### What to work on
Type out the complete listing below word for word, without its pictures.

### Data shown

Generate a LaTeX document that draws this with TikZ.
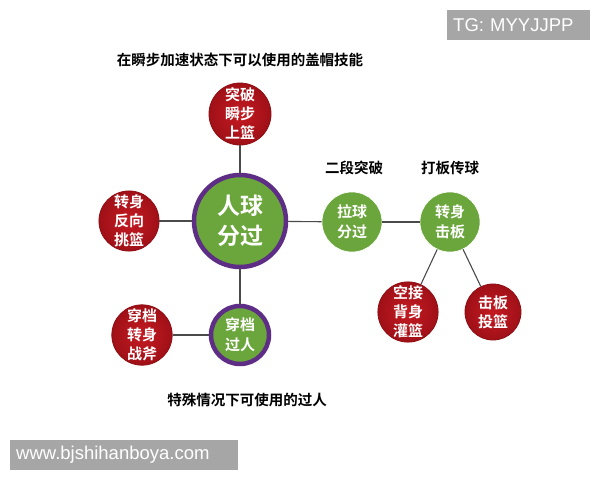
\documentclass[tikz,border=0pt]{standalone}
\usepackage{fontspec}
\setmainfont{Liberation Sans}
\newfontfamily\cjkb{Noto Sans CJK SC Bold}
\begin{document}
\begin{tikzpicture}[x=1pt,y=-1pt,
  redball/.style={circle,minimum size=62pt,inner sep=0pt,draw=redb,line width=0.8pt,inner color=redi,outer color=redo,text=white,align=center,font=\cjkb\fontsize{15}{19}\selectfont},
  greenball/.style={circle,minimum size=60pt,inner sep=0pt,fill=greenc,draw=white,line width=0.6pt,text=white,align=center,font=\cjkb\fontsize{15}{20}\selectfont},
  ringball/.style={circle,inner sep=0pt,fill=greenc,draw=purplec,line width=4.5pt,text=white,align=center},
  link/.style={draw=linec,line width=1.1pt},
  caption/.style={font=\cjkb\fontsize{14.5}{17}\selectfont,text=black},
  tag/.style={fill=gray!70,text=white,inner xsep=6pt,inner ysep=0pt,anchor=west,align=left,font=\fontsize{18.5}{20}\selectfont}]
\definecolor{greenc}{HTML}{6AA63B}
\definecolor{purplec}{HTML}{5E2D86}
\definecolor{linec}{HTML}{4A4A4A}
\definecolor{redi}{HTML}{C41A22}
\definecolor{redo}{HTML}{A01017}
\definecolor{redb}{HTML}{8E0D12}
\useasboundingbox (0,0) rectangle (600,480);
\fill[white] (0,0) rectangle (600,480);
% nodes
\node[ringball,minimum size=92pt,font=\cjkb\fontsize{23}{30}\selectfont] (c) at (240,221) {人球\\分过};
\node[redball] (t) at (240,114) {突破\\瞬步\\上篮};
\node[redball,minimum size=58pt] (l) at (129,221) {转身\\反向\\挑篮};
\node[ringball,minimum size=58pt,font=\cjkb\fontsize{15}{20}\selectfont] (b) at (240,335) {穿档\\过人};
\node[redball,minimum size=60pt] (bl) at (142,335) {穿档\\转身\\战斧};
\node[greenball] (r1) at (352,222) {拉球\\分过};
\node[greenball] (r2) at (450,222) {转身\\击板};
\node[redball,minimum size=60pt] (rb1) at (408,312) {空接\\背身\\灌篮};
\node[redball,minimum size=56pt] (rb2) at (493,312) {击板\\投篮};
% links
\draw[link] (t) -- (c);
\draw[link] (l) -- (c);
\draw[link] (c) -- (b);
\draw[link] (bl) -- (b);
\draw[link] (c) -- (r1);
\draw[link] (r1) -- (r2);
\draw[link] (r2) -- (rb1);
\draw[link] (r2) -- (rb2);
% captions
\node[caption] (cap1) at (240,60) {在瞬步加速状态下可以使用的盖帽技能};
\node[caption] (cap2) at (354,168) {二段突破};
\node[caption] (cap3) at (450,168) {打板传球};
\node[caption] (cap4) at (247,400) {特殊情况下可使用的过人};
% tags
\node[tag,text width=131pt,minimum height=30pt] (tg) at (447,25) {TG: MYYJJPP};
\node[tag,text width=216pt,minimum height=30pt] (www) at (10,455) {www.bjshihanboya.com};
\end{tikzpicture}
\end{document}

### Reply to the exercise
Generate a LaTeX document that draws this with TikZ.
\documentclass[tikz,border=0pt]{standalone}
\usepackage{fontspec}
\setmainfont{Liberation Sans}
\newfontfamily\cjkb{Noto Sans CJK SC Bold}
\begin{document}
\begin{tikzpicture}[x=1pt,y=-1pt,
  redball/.style={circle,minimum size=62pt,inner sep=0pt,draw=redb,line width=0.8pt,inner color=redi,outer color=redo,text=white,align=center,font=\cjkb\fontsize{15}{19}\selectfont},
  greenball/.style={circle,minimum size=60pt,inner sep=0pt,fill=greenc,draw=white,line width=0.6pt,text=white,align=center,font=\cjkb\fontsize{15}{20}\selectfont},
  ringball/.style={circle,inner sep=0pt,fill=greenc,draw=purplec,line width=4.5pt,text=white,align=center},
  link/.style={draw=linec,line width=1.1pt},
  caption/.style={font=\cjkb\fontsize{14.5}{17}\selectfont,text=black},
  tag/.style={fill=gray!70,text=white,inner xsep=6pt,inner ysep=0pt,anchor=west,align=left,font=\fontsize{18.5}{20}\selectfont}]
\definecolor{greenc}{HTML}{6AA63B}
\definecolor{purplec}{HTML}{5E2D86}
\definecolor{linec}{HTML}{4A4A4A}
\definecolor{redi}{HTML}{C41A22}
\definecolor{redo}{HTML}{A01017}
\definecolor{redb}{HTML}{8E0D12}
\useasboundingbox (0,0) rectangle (600,480);
\fill[white] (0,0) rectangle (600,480);
% nodes
\node[ringball,minimum size=92pt,font=\cjkb\fontsize{23}{30}\selectfont] (c) at (240,221) {人球\\分过};
\node[redball] (t) at (240,114) {突破\\瞬步\\上篮};
\node[redball,minimum size=58pt] (l) at (129,221) {转身\\反向\\挑篮};
\node[ringball,minimum size=58pt,font=\cjkb\fontsize{15}{20}\selectfont] (b) at (240,335) {穿档\\过人};
\node[redball,minimum size=60pt] (bl) at (142,335) {穿档\\转身\\战斧};
\node[greenball] (r1) at (352,222) {拉球\\分过};
\node[greenball] (r2) at (450,222) {转身\\击板};
\node[redball,minimum size=60pt] (rb1) at (408,312) {空接\\背身\\灌篮};
\node[redball,minimum size=56pt] (rb2) at (493,312) {击板\\投篮};
% links
\draw[link] (t) -- (c);
\draw[link] (l) -- (c);
\draw[link] (c) -- (b);
\draw[link] (bl) -- (b);
\draw[link] (c) -- (r1);
\draw[link] (r1) -- (r2);
\draw[link] (r2) -- (rb1);
\draw[link] (r2) -- (rb2);
% captions
\node[caption] (cap1) at (240,60) {在瞬步加速状态下可以使用的盖帽技能};
\node[caption] (cap2) at (354,168) {二段突破};
\node[caption] (cap3) at (450,168) {打板传球};
\node[caption] (cap4) at (247,400) {特殊情况下可使用的过人};
% tags
\node[tag,text width=131pt,minimum height=30pt] (tg) at (447,25) {TG: MYYJJPP};
\node[tag,text width=216pt,minimum height=30pt] (www) at (10,455) {www.bjshihanboya.com};
\end{tikzpicture}
\end{document}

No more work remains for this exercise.